2019 Pennsylvania Supreme Court case disbarring former Attorney General Kathleen Kane

Office of Disciplinary Counsel v. Kathleen Granahan Kane was a case decided by the Pennsylvania Supreme Court on the constitutional qualifications of the Pennsylvania Attorney General, concerning the requirement for the Attorney General to be a member of the Pennsylvania Bar under Article IV, Section 4 of the Constitution of Pennsylvania.

==Background==
In March 2014, Attorney General Kathleen Kane closed a corruption investigation into Philadelphia Democratic Party officials. The Committee of Seventy objected, calling for an investigation into Kane's decision.

Public scrutiny intensified when the Philadelphia Daily News published a story accusing Kane's office of leaking sensitive grand jury information.
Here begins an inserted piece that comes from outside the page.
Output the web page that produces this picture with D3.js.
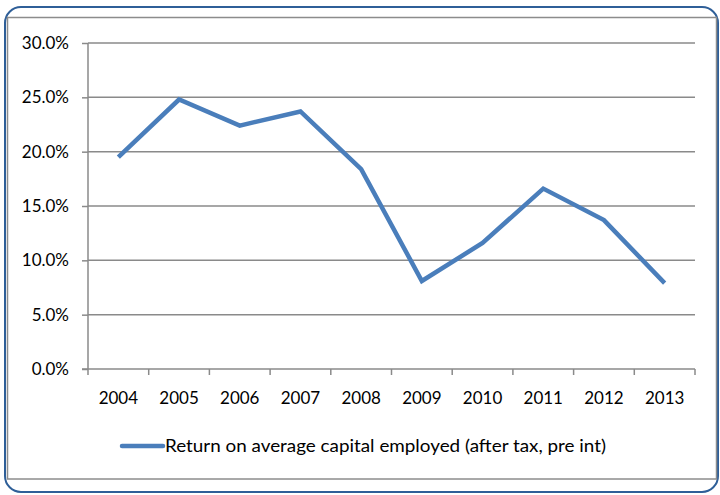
<!DOCTYPE html>
<html>
<head>
<meta charset="utf-8">
<script src="https://cdn.jsdelivr.net/npm/d3@7"></script>
<style>
  html, body { margin: 0; padding: 0; background: #fff; }
  svg { display: block; }
  text { font-family: Lato, "Open Sans", "Liberation Sans", sans-serif; fill: #000; }
</style>
</head>
<body>
<svg id="chart" width="720" height="495"></svg>
<script>
// Return on average capital employed, yearly
const years = ["2004", "2005", "2006", "2007", "2008", "2009", "2010", "2011", "2012", "2013"];
const roace = [0.195, 0.248, 0.224, 0.237, 0.184, 0.081, 0.116, 0.166, 0.137, 0.079];
const yTicks = [0, 0.05, 0.10, 0.15, 0.20, 0.25, 0.30];
const seriesName = "Return on average capital employed (after tax, pre int)";

const svg = d3.select("#chart");
const lineColor = "#4A7EBB";
const gridColor = "#8A8A8A";

// outer rounded frame and inner chart border
svg.append("rect")
  .attr("x", 5).attr("y", 7).attr("width", 713).attr("height", 485)
  .attr("rx", 16).attr("ry", 16)
  .attr("fill", "#fff").attr("stroke", "#2F5F98").attr("stroke-width", 2);
svg.append("rect")
  .attr("x", 7.5).attr("y", 17.5).attr("width", 709).attr("height", 461.5)
  .attr("fill", "#fff").attr("stroke", "#8C8C8C").attr("stroke-width", 1.5);

const plot = { left: 88, right: 695, top: 43, bottom: 369 };

const x = d3.scaleBand().domain(years).range([plot.left, plot.right]).padding(0);
const y = d3.scaleLinear().domain([0, 0.30]).range([plot.bottom, plot.top]);

// horizontal gridlines
svg.append("g")
  .selectAll("line")
  .data(yTicks.filter(d => d > 0))
  .join("line")
  .attr("x1", plot.left).attr("x2", plot.right)
  .attr("y1", d => y(d)).attr("y2", d => y(d))
  .attr("stroke", gridColor).attr("stroke-width", 1.5);

// y axis
const yAxis = svg.append("g")
  .attr("transform", `translate(${plot.left},0)`)
  .call(d3.axisLeft(y).tickValues(yTicks).tickFormat(d3.format(".1%")).tickSize(6).tickPadding(13));
yAxis.select(".domain").attr("stroke", gridColor).attr("stroke-width", 1.5)
  .attr("d", `M0,${plot.top}V${plot.bottom}`);
yAxis.selectAll(".tick line").attr("stroke", gridColor).attr("stroke-width", 1.5);
yAxis.selectAll(".tick text").attr("font-size", 17).attr("fill", "#000")
  .style("font-family", "Lato, 'Open Sans', sans-serif");

// x axis with ticks on category boundaries
const xAxis = svg.append("g")
  .attr("transform", `translate(0,${plot.bottom})`)
  .call(d3.axisBottom(x).tickSize(0).tickPadding(23));
xAxis.select(".domain").attr("stroke", gridColor).attr("stroke-width", 1.5)
  .attr("d", `M${plot.left - 6},0H${plot.right}`);
xAxis.selectAll(".tick text").attr("font-size", 17).attr("fill", "#000")
  .style("font-family", "Lato, 'Open Sans', sans-serif");
xAxis.append("g")
  .selectAll("line")
  .data(years.concat(["end"]))
  .join("line")
  .attr("x1", (d, i) => plot.left + i * x.bandwidth())
  .attr("x2", (d, i) => plot.left + i * x.bandwidth())
  .attr("y1", 0).attr("y2", 6)
  .attr("stroke", gridColor).attr("stroke-width", 1.5);

// series line
const line = d3.line()
  .x((d, i) => x(years[i]) + x.bandwidth() / 2)
  .y(d => y(d));
svg.append("path")
  .datum(roace)
  .attr("d", line)
  .attr("fill", "none")
  .attr("stroke", lineColor)
  .attr("stroke-width", 4.5)
  .attr("stroke-linejoin", "miter")
  .attr("stroke-linecap", "butt");

// legend
const lg = svg.append("g").attr("transform", "translate(122,446)");
lg.append("line")
  .attr("x1", 0).attr("x2", 41).attr("y1", 0).attr("y2", 0)
  .attr("stroke", lineColor).attr("stroke-width", 4.5).attr("stroke-linecap", "round");
lg.append("text")
  .attr("x", 43).attr("y", 6)
  .attr("font-size", 17)
  .attr("textLength", 441).attr("lengthAdjust", "spacingAndGlyphs")
  .text(seriesName);
</script>
</body>
</html>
Kane believed former prosecutor Frank Fina orchestrated the story. Kane leaked further grand jury information on cases that Fina led in an effort to embarrass him.

===Indictment===
In 2014, a separate grand jury assembled to investigate the leaks from Kane's office. On January 21, 2015, the grand jury recommended Kane's indictment for "perjury, false swearing, official oppression and obstruction of law." Following the grand jury's report, Kane was indicted by Montgomery County District Attorney Risa Vetri Ferman on August 6.

==History==
On September 21, the Supreme Court of Pennsylvania unanimously ruled to suspend Kane's license to practice law. In the ruling, the Supreme Court noted that the suspension would not remove Kane from office, despite Article IV, Section 4, of the Pennsylvania Constitution requiring the Attorney General to have a bar license.
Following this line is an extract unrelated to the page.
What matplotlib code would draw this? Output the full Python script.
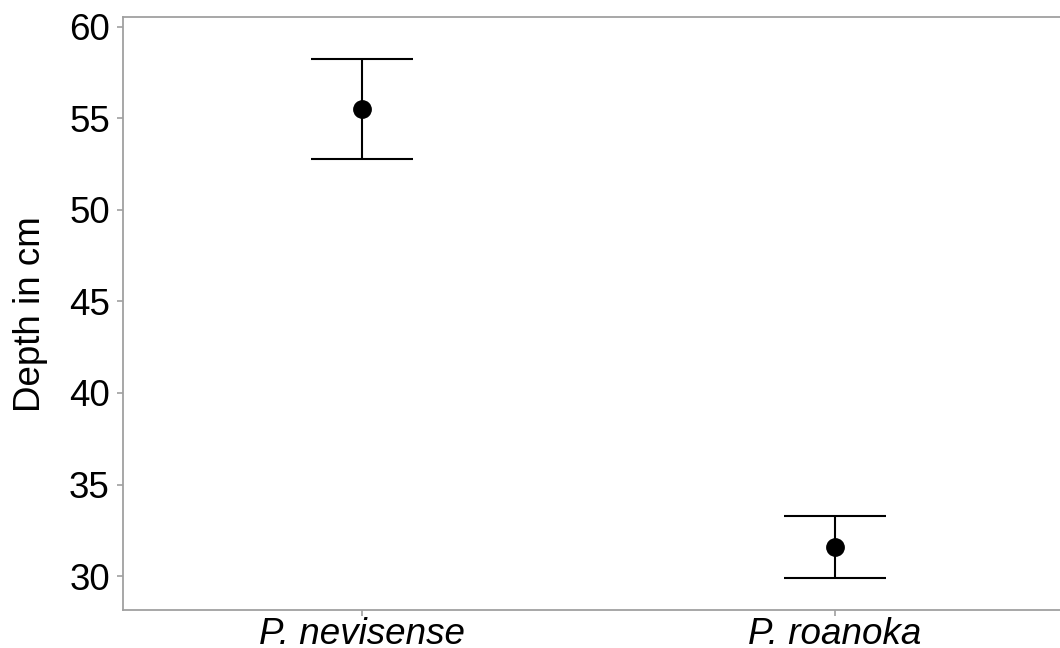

=== Separate criminal trial ===
Kane's criminal trial began on August 8, 2016. On August 15, she was convicted on all charges, including perjury, obstruction, official oppression, and conspiracy.

=== Disbarment ===
On March 22, 2019, Kathleen Kane formally surrendered her law license and was disbarred by the Supreme Court of Pennsylvania. In the unsigned per curiam decision, the Supreme Court noted that Kane "could not successfully defend against the charges" if she had not resigned her license. She was later disbarred by the United States District Court for the Middle District of Pennsylvania in July 2019.